The announcement comes after Pai's decision earlier this year to cut nine providers from the Lifeline program, which elicited criticism from groups that supported the measures.
In his new statement, Pai said that he would not defend federal certification for the Lifeline program — which subsidizes internet access for low income households — out of respect for states' own legal jurisdictions.
“But as we implement the Lifeline program — as with any program we administer — we must follow the law,” Pai’s statement read. "And the law here is clear: Congress gave state governments, not the FCC, the primary responsibility for approving which companies can participate in the Lifeline program under Section 214 of the Communications Act.”
Twelve states are challenging the legality of FCC’s orders regarding Lifeline.

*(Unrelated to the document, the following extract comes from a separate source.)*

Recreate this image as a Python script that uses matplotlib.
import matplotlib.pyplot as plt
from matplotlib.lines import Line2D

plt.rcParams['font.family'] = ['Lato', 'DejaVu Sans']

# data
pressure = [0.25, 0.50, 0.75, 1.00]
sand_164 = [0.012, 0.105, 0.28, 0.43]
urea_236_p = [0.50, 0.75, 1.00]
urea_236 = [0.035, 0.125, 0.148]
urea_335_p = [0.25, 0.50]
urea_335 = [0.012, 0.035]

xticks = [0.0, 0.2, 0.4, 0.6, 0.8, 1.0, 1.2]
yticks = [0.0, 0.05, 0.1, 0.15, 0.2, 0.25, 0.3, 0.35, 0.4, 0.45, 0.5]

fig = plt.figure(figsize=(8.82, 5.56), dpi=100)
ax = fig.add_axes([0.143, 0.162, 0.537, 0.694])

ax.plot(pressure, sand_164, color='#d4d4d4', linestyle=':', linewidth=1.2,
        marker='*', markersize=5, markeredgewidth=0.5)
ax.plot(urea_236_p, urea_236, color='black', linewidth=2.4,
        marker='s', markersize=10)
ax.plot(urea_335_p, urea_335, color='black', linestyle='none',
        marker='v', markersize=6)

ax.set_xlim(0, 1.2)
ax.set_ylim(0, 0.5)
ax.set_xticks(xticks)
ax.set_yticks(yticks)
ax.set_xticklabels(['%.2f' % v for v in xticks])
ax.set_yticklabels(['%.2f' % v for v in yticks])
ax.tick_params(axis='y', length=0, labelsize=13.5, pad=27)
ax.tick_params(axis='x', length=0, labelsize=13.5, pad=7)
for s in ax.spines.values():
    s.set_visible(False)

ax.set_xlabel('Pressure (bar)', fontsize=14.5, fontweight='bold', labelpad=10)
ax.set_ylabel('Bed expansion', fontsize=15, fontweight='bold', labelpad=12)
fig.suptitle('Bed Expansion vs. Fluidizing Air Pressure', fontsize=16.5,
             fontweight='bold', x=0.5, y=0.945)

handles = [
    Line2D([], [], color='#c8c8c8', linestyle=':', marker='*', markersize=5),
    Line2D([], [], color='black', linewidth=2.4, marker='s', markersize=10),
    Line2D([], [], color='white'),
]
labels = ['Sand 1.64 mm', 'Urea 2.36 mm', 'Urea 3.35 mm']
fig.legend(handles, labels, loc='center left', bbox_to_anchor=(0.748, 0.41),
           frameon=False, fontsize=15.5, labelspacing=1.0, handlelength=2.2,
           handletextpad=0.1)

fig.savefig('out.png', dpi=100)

Pai said that it would be a “waste of judicial and administrative resources to defend the FCC’s unlawful action in court,” noting the “FCC will soon begin a proceeding to eliminate the new federal designation process.”

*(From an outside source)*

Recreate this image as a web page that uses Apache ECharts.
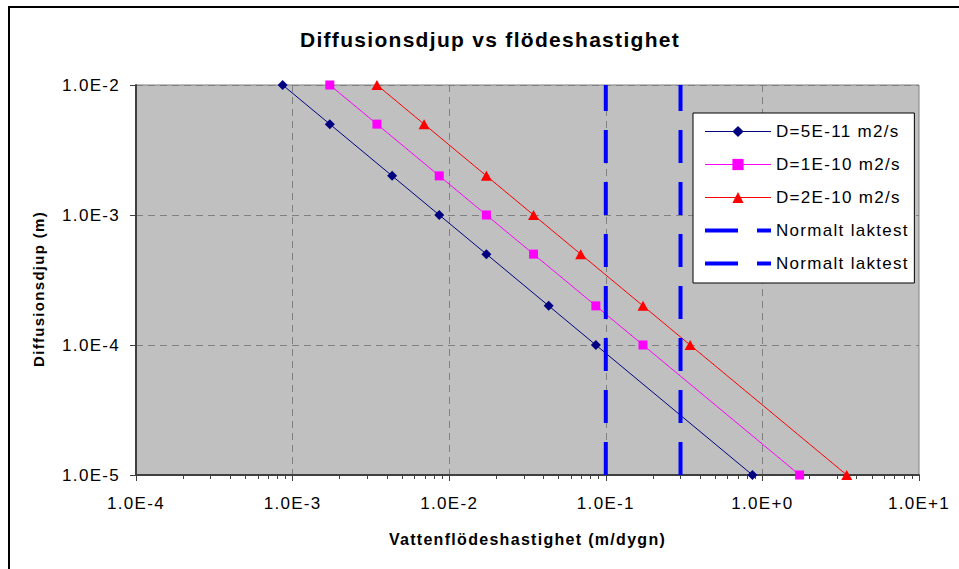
<!DOCTYPE html>
<html>
<head>
<meta charset="utf-8">
<script src="https://cdn.jsdelivr.net/npm/echarts@6/dist/echarts.min.js"></script>
<style>
  html, body { margin: 0; padding: 0; background: #fff; }
  #chart { width: 959px; height: 569px; }
  #chart svg text { letter-spacing: 1.3px; }
</style>
</head>
<body>
<div id="chart"></div>
<script>
// ---- data ----
const depth = [1e-2, 5e-3, 2e-3, 1e-3, 5e-4, 2e-4, 1e-4, 1e-5];          // Diffusionsdjup (m)
const flowD5e11 = [0.000864, 0.001728, 0.00432, 0.00864, 0.01728, 0.0432, 0.0864, 0.864];
const flowD1e10 = [0.001728, 0.003456, 0.00864, 0.01728, 0.03456, 0.0864, 0.1728, 1.728];
const flowD2e10 = [0.003456, 0.006912, 0.01728, 0.03456, 0.06912, 0.1728, 0.3456, 3.456];
const laktestFlow = [0.1, 0.3];                 // Normalt laktest (m/dygn)
const laktestDepth = [1e-5, 1e-2];              // vertical line span
const seriesNames = ['D=5E-11 m2/s', 'D=1E-10 m2/s', 'D=2E-10 m2/s', 'Normalt laktest', 'Normalt laktest'];
const xTicks = [1e-4, 1e-3, 1e-2, 1e-1, 1e0, 1e1];
const xTickLabels = ['1.0E-4', '1.0E-3', '1.0E-2', '1.0E-1', '1.0E+0', '1.0E+1'];
const yTicks = [1e-5, 1e-4, 1e-3, 1e-2];
const yTickLabels = ['1.0E-5', '1.0E-4', '1.0E-3', '1.0E-2'];
const titleText = 'Diffusionsdjup vs flödeshastighet';
const xName = 'Vattenflödeshastighet (m/dygn)';
const yName = 'Diffusionsdjup (m)';

// ---- helpers ----
function pickLabel(ticks, labels, v) {
  for (let i = 0; i < ticks.length; i++) {
    if (Math.abs(Math.log10(v) - Math.log10(ticks[i])) < 1e-6) return labels[i];
  }
  return '';
}
const pair = (xs, ys) => xs.map((x, i) => [x, ys[i]]);
const FONT = '"Liberation Sans", Arial, sans-serif';
const legendIds = ['s1', 's2', 's3', 'l1', 'l2'];
const legendLabel = {};
legendIds.forEach((id, i) => legendLabel[id] = seriesNames[i]);
const dashedLegend = { itemStyle: { opacity: 0 }, lineStyle: { width: 4, type: [33, 19], color: '#0000FF' } };

const chart = echarts.init(document.getElementById('chart'), null, { renderer: 'svg' });

const option = {
  backgroundColor: '#ffffff',
  animation: false,
  textStyle: { fontFamily: FONT },
  title: {
    text: titleText, left: 490, textAlign: 'center', top: 29, padding: 0,
    textStyle: { fontFamily: FONT, fontSize: 21, fontWeight: 'bold', color: '#000' }
  },
  graphic: [{
    type: 'rect', z: 100,
    shape: { x: 9, y: 7, width: 970, height: 580 },
    style: { fill: 'none', stroke: '#000', lineWidth: 2 }
  }],
  legend: {
    orient: 'vertical', left: 693, top: 113,
    padding: [10, 25, 11, 10],
    itemWidth: 66, itemHeight: 14, itemGap: 16,
    backgroundColor: '#ffffff', borderColor: '#000000', borderWidth: 1, borderRadius: 0,
    lineStyle: { width: 1 },
    data: [
      { name: 's1' }, { name: 's2' }, { name: 's3' },
      Object.assign({ name: 'l1' }, dashedLegend),
      Object.assign({ name: 'l2' }, dashedLegend)
    ],
    formatter: id => legendLabel[id],
    textStyle: { fontFamily: FONT, fontSize: 17, color: '#000' }
  },
  grid: {
    left: 136, top: 85, right: 40, bottom: 94, show: true,
    backgroundColor: '#C0C0C0', borderColor: '#808080', borderWidth: 1
  },
  xAxis: {
    type: 'log', logBase: 10, min: 1e-4, max: 10, splitNumber: 5,
    name: xName, nameLocation: 'middle', nameGap: 56,
    nameTextStyle: { fontFamily: FONT, fontSize: 16, fontWeight: 'bold', color: '#000' },
    axisLine: { show: true, onZero: false, lineStyle: { color: '#404040', width: 2 } },
    axisTick: { show: true, inside: false, length: 6, lineStyle: { color: '#404040', width: 1 } },
    minorTick: { show: true, splitNumber: 9, length: 4, lineStyle: { color: '#404040', width: 1 } },
    axisLabel: { margin: 20, fontFamily: FONT, fontSize: 17, color: '#000',
      formatter: v => pickLabel(xTicks, xTickLabels, v) },
    splitLine: { show: true, showMinLine: false, showMaxLine: false,
      lineStyle: { color: '#808080', width: 1, type: [7, 5] } }
  },
  yAxis: {
    type: 'log', logBase: 10, min: 1e-5, max: 1e-2, splitNumber: 3,
    name: yName, nameLocation: 'middle', nameGap: 90,
    nameTextStyle: { fontFamily: FONT, fontSize: 15, fontWeight: 'bold', color: '#000', padding: [0, 18, 0, 0] },
    axisLine: { show: true, onZero: false, lineStyle: { color: '#404040', width: 2 } },
    axisTick: { show: true, inside: false, length: 6, lineStyle: { color: '#404040', width: 1 } },
    axisLabel: { margin: 16, fontFamily: FONT, fontSize: 17, color: '#000',
      formatter: v => pickLabel(yTicks, yTickLabels, v) },
    splitLine: { show: true, showMinLine: false, showMaxLine: false,
      lineStyle: { color: '#808080', width: 1, type: [7, 5] } }
  },
  series: [
    { id: 's1', name: 's1', type: 'line', data: pair(flowD5e11, depth),
      symbol: 'diamond', symbolSize: 10,
      lineStyle: { color: '#000080', width: 1 }, itemStyle: { color: '#000080' }, z: 3 },
    { id: 's2', name: 's2', type: 'line', data: pair(flowD1e10, depth),
      symbol: 'rect', symbolSize: 9,
      lineStyle: { color: '#FF00FF', width: 1 }, itemStyle: { color: '#FF00FF' }, z: 3 },
    { id: 's3', name: 's3', type: 'line', data: pair(flowD2e10, depth),
      symbol: 'triangle', symbolSize: [11, 10],
      lineStyle: { color: '#FF0000', width: 1 }, itemStyle: { color: '#FF0000' }, z: 3 },
    { id: 'l1', name: 'l1', type: 'line', data: laktestDepth.map(d => [laktestFlow[0], d]),
      symbol: 'none', lineStyle: { color: '#0000FF', width: 4, type: [33, 19] },
      itemStyle: { color: '#0000FF' }, z: 4 },
    { id: 'l2', name: 'l2', type: 'line', data: laktestDepth.map(d => [laktestFlow[1], d]),
      symbol: 'none', lineStyle: { color: '#0000FF', width: 4, type: [33, 19] },
      itemStyle: { color: '#0000FF' }, z: 4 }
  ]
};
chart.setOption(option);
</script>
</body>
</html>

Pai also said that he believed that the FCC should not approve the pending Lifeline Broadband Provider applications for broadband companies seeking to be part of the Lifeline program.
Pai's decision on Wednesday prompted swift backlash from Democrats.
“While today's announcement is not surprising, it is nonetheless deeply disappointing,” said the FCC's sole Democratic commissioner, Mignon Clyburn, in a reaction statement to the announcement.
“Chairman Pai's statement confirms that under this Administration low-income Americans will have less choice for Lifeline broadband, and potential providers who want to serve low-income Americans will face greater barriers to entry and regulatory uncertainty,” Clyburn said.
Energy and Commerce Committee ranking member Frank Pallone Jr. (D-N.J.), Communications and Technology Subcommittee ranking member Mike Doyle (D-Pa.) and Rep. Doris Matsui (D-Calif.) also blasted Pai’s decision.
"This is another effort by President Trump's FCC to inflict death by a thousand cuts on the Lifeline program. Through lawyerly maneuvering, the FCC is trying to disguise its efforts to eliminate a system designed to make it easier for anyone who needs access to broadband to get it — no matter where they live,” the representatives said in a statement.
“We will continue to fight for this important program that keeps struggling families across the country connected."